[What to produce] Repeat the data below exactly, dropping any pictures it holds.

[Recorded data]
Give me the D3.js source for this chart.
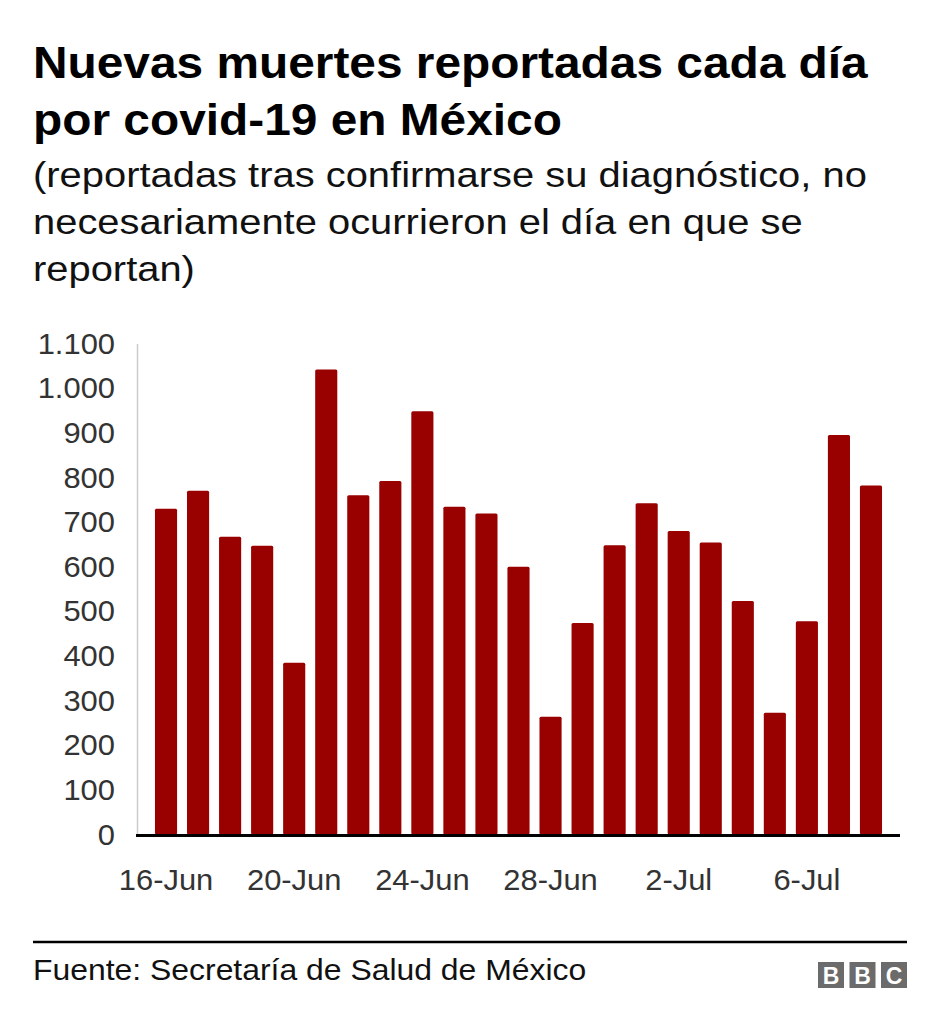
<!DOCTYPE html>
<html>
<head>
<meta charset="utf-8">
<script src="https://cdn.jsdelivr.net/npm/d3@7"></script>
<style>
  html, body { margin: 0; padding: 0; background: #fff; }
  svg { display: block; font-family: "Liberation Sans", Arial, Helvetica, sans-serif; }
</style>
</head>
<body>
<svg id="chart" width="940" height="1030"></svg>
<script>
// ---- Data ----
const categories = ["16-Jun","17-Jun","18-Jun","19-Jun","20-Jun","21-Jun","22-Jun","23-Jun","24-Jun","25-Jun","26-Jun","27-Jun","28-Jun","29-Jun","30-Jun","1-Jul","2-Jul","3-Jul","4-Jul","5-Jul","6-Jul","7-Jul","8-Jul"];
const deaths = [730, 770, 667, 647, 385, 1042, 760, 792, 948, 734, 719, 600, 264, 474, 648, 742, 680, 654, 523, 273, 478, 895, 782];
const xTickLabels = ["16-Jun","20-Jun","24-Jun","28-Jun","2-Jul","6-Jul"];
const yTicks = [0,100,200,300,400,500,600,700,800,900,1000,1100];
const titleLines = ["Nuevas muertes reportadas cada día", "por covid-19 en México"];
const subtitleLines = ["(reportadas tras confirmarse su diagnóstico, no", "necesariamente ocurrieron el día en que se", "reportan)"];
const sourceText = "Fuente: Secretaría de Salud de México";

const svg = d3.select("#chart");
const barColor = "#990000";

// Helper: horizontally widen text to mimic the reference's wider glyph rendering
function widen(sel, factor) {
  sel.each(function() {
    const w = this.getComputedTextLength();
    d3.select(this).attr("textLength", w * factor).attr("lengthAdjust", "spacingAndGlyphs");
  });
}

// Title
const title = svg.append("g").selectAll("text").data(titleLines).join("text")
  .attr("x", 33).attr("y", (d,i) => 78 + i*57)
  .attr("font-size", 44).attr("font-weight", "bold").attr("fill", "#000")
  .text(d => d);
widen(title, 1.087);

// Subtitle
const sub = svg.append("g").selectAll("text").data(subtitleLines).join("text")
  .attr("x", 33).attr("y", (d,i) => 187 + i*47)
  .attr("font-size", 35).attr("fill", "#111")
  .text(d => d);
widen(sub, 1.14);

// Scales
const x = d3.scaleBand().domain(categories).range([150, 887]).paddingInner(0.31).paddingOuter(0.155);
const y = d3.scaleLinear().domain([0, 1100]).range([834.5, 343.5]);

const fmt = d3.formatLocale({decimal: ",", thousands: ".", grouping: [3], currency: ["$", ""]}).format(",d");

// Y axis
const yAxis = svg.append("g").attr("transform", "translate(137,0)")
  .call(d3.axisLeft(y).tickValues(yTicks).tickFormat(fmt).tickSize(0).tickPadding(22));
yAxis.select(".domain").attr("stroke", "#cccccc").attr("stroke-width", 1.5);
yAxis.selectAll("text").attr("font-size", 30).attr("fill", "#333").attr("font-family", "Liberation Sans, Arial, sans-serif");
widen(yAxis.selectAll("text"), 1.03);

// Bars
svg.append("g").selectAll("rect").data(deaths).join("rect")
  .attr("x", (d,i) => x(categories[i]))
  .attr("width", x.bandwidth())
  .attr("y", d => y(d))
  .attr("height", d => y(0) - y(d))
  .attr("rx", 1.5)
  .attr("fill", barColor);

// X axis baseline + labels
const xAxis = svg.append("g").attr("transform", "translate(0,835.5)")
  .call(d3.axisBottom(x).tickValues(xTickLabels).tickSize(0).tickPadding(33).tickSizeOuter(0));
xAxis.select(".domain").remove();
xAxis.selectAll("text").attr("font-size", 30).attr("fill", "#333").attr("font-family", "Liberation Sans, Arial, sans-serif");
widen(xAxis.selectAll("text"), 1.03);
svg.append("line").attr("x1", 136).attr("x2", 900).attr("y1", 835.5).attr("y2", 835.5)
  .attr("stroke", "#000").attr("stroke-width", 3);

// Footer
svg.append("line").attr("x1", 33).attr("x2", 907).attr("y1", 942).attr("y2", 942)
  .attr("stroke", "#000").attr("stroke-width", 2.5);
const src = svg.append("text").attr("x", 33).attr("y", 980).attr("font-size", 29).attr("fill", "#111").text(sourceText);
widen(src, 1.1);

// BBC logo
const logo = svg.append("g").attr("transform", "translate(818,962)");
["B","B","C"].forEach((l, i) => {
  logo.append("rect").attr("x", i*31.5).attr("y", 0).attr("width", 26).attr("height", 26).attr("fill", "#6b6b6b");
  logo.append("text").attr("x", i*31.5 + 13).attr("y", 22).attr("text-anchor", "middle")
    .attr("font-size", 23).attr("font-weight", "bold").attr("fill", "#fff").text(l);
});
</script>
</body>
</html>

[Answer to this problem]
Give me the D3.js source for this chart.
<!DOCTYPE html>
<html>
<head>
<meta charset="utf-8">
<script src="https://cdn.jsdelivr.net/npm/d3@7"></script>
<style>
  html, body { margin: 0; padding: 0; background: #fff; }
  svg { display: block; font-family: "Liberation Sans", Arial, Helvetica, sans-serif; }
</style>
</head>
<body>
<svg id="chart" width="940" height="1030"></svg>
<script>
// ---- Data ----
const categories = ["16-Jun","17-Jun","18-Jun","19-Jun","20-Jun","21-Jun","22-Jun","23-Jun","24-Jun","25-Jun","26-Jun","27-Jun","28-Jun","29-Jun","30-Jun","1-Jul","2-Jul","3-Jul","4-Jul","5-Jul","6-Jul","7-Jul","8-Jul"];
const deaths = [730, 770, 667, 647, 385, 1042, 760, 792, 948, 734, 719, 600, 264, 474, 648, 742, 680, 654, 523, 273, 478, 895, 782];
const xTickLabels = ["16-Jun","20-Jun","24-Jun","28-Jun","2-Jul","6-Jul"];
const yTicks = [0,100,200,300,400,500,600,700,800,900,1000,1100];
const titleLines = ["Nuevas muertes reportadas cada día", "por covid-19 en México"];
const subtitleLines = ["(reportadas tras confirmarse su diagnóstico, no", "necesariamente ocurrieron el día en que se", "reportan)"];
const sourceText = "Fuente: Secretaría de Salud de México";

const svg = d3.select("#chart");
const barColor = "#990000";

// Helper: horizontally widen text to mimic the reference's wider glyph rendering
function widen(sel, factor) {
  sel.each(function() {
    const w = this.getComputedTextLength();
    d3.select(this).attr("textLength", w * factor).attr("lengthAdjust", "spacingAndGlyphs");
  });
}

// Title
const title = svg.append("g").selectAll("text").data(titleLines).join("text")
  .attr("x", 33).attr("y", (d,i) => 78 + i*57)
  .attr("font-size", 44).attr("font-weight", "bold").attr("fill", "#000")
  .text(d => d);
widen(title, 1.087);

// Subtitle
const sub = svg.append("g").selectAll("text").data(subtitleLines).join("text")
  .attr("x", 33).attr("y", (d,i) => 187 + i*47)
  .attr("font-size", 35).attr("fill", "#111")
  .text(d => d);
widen(sub, 1.14);

// Scales
const x = d3.scaleBand().domain(categories).range([150, 887]).paddingInner(0.31).paddingOuter(0.155);
const y = d3.scaleLinear().domain([0, 1100]).range([834.5, 343.5]);

const fmt = d3.formatLocale({decimal: ",", thousands: ".", grouping: [3], currency: ["$", ""]}).format(",d");

// Y axis
const yAxis = svg.append("g").attr("transform", "translate(137,0)")
  .call(d3.axisLeft(y).tickValues(yTicks).tickFormat(fmt).tickSize(0).tickPadding(22));
yAxis.select(".domain").attr("stroke", "#cccccc").attr("stroke-width", 1.5);
yAxis.selectAll("text").attr("font-size", 30).attr("fill", "#333").attr("font-family", "Liberation Sans, Arial, sans-serif");
widen(yAxis.selectAll("text"), 1.03);

// Bars
svg.append("g").selectAll("rect").data(deaths).join("rect")
  .attr("x", (d,i) => x(categories[i]))
  .attr("width", x.bandwidth())
  .attr("y", d => y(d))
  .attr("height", d => y(0) - y(d))
  .attr("rx", 1.5)
  .attr("fill", barColor);

// X axis baseline + labels
const xAxis = svg.append("g").attr("transform", "translate(0,835.5)")
  .call(d3.axisBottom(x).tickValues(xTickLabels).tickSize(0).tickPadding(33).tickSizeOuter(0));
xAxis.select(".domain").remove();
xAxis.selectAll("text").attr("font-size", 30).attr("fill", "#333").attr("font-family", "Liberation Sans, Arial, sans-serif");
widen(xAxis.selectAll("text"), 1.03);
svg.append("line").attr("x1", 136).attr("x2", 900).attr("y1", 835.5).attr("y2", 835.5)
  .attr("stroke", "#000").attr("stroke-width", 3);

// Footer
svg.append("line").attr("x1", 33).attr("x2", 907).attr("y1", 942).attr("y2", 942)
  .attr("stroke", "#000").attr("stroke-width", 2.5);
const src = svg.append("text").attr("x", 33).attr("y", 980).attr("font-size", 29).attr("fill", "#111").text(sourceText);
widen(src, 1.1);

// BBC logo
const logo = svg.append("g").attr("transform", "translate(818,962)");
["B","B","C"].forEach((l, i) => {
  logo.append("rect").attr("x", i*31.5).attr("y", 0).attr("width", 26).attr("height", 26).attr("fill", "#6b6b6b");
  logo.append("text").attr("x", i*31.5 + 13).attr("y", 22).attr("text-anchor", "middle")
    .attr("font-size", 23).attr("font-weight", "bold").attr("fill", "#fff").text(l);
});
</script>
</body>
</html>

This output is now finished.